PMQs verdict: Tories unite in cheering EU-slayer Cameron home
David Cameron's Europe speech has had an electric effect on the Conservative party. This might just prove to be the PMQs which pushes the Tories over the line in 2015.
What unites all MPs more than anything else is their desire to keep their seat at the next general election. Most Tory backbenchers have had to win and hold on to their seats in spite of Europe, which has seen their party forced into equivocation for decades. Not so today. After David Cameron's EU speech this morning, fundamentally reworking the terms of the debate until 2015 and beyond, the relief in the Commons chamber was palpable. For years it was unthinkable. But now, thanks to the marvellous brinksmanship of their leader, the Tories can finally agree on Europe.
You could see the thought process running through their heads. They have managed for years with this massive division lurking somewhere near the heart of the party. Think of the places they'll go without it hanging around their necks. Might an overall majority be achievable in 2015, after all?
After spending the morning getting more and more worked up, Tory MPs left their offices in parliament and hurried into the chamber to, in the words of one backbencher, "cheer the prime minister".
They cheered Cameron when he entered the chamber and again when he was called on to speak. They cheered him whenever a Tory MP stood up to congratulate him once again. They cheered him repeatedly during his exchanges with Ed Miliband, who was forced by the sheer weight of events to concentrate on an issue that now puts his party in jeopardy. Just as Tory MPs will now find it easier to hold on in 2015, and for their party colleagues to make gains and push towards an outright majority, so Labour is in a deep fix. It is the opposition which has the biggest headache now. Something else for Tory MPs to cheer about.
Everyone present could sense a real shift is taking place. Laurent Fabius, the French foreign minister, is among those responding by having kittens after this morning. "Imagine the EU was a football club: once you've joined up and you're in this club, you can't then say you want to play rugby," he complained. Cameron has not so much removed the goalposts as had them shipped off to the next city. As Eleanor Laing pointed out, at the next election a clear message can be sent to voters: "If we have a Conservative government, they will have their say."
Not so for Labour. Miliband struggled throughout. He was forced into accusing Cameron of "running scared of his party", which has been true for many years and will certainly have prompted this repositioning. But, just as it feels much better to just be sick and get it over with, so the prime minister has gone through the painful bit and can now relax. He poured relentless pressure on the Labour leader, who clearly said he would oppose an in-or-out referendum. That isn't going to go down well with voters, as uproarious Tory MPs quickly realised. Maybe Cameron didn't spot the admission, because he continued to hammer Miliband about his inability to make up his mind. The truth is there remain big question-marks about Labour's position. "He needs to go away, get a policy, come back and tell us what he wants," Cameron smirked. Rarely has the prime minister been so completely dominant.

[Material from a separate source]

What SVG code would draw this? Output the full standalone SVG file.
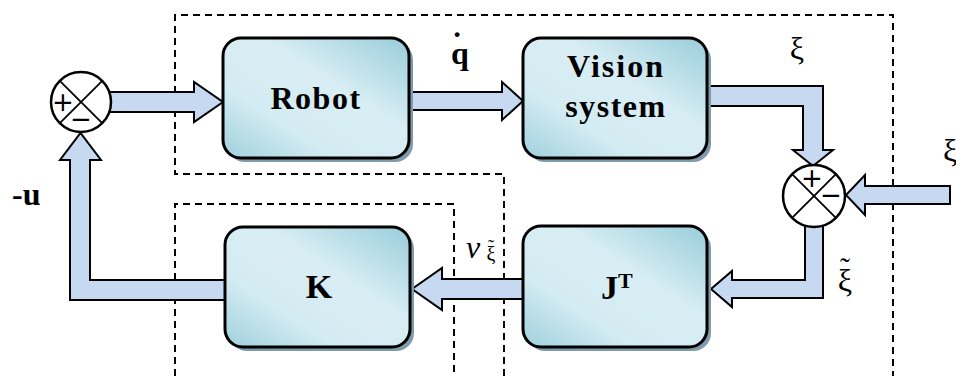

The Tory backbenchers have muttered and grumbled for years over Europe. They have defeated Cameron in two humiliating Commons votes. Today they turned up to fete their leader, to praise him for bowing to their will. The Liberal Democrats, who may not even be around as a significant entity after 2015, appeared to fade into the background today. Only Sir Menzies Campbell, the venerable and respected former leader, was able to make any kind of impact. Might the PM be interested in getting infamous Tory Europhile Michael Heseltine to conduct an inquiry into the consequences of Britain leaving the EU, he suggested? Cameron smiled. "In the interests of coalition harmony, I think we'll leave that to one side," he replied. Nick Clegg, whose stolid impassiveness has made PMQs a five-year exercise in Xen-like calm, emerged from his meditation to state firmly: "Well said."
This was a prime minister's questions in which one of British politics' biggest issues shifted, perhaps decisively. Gerald Howarth praised Cameron's "landmark speech". Graham Stuart said it showed the Tories liked to "go into bat for Britain". Crispin Blunt went furthest of all, citing William Pitt the Younger's famous quote about Europe not being saved by any one man. Cameron at risk of "contradicting Pitt", he suggested. Forget vanquishing Napoleon; the Tory leader, once despised by eurosceptics, is now the anointed saviour of a continent. Not an everyday transformation – but then, this was not an everyday PMQs.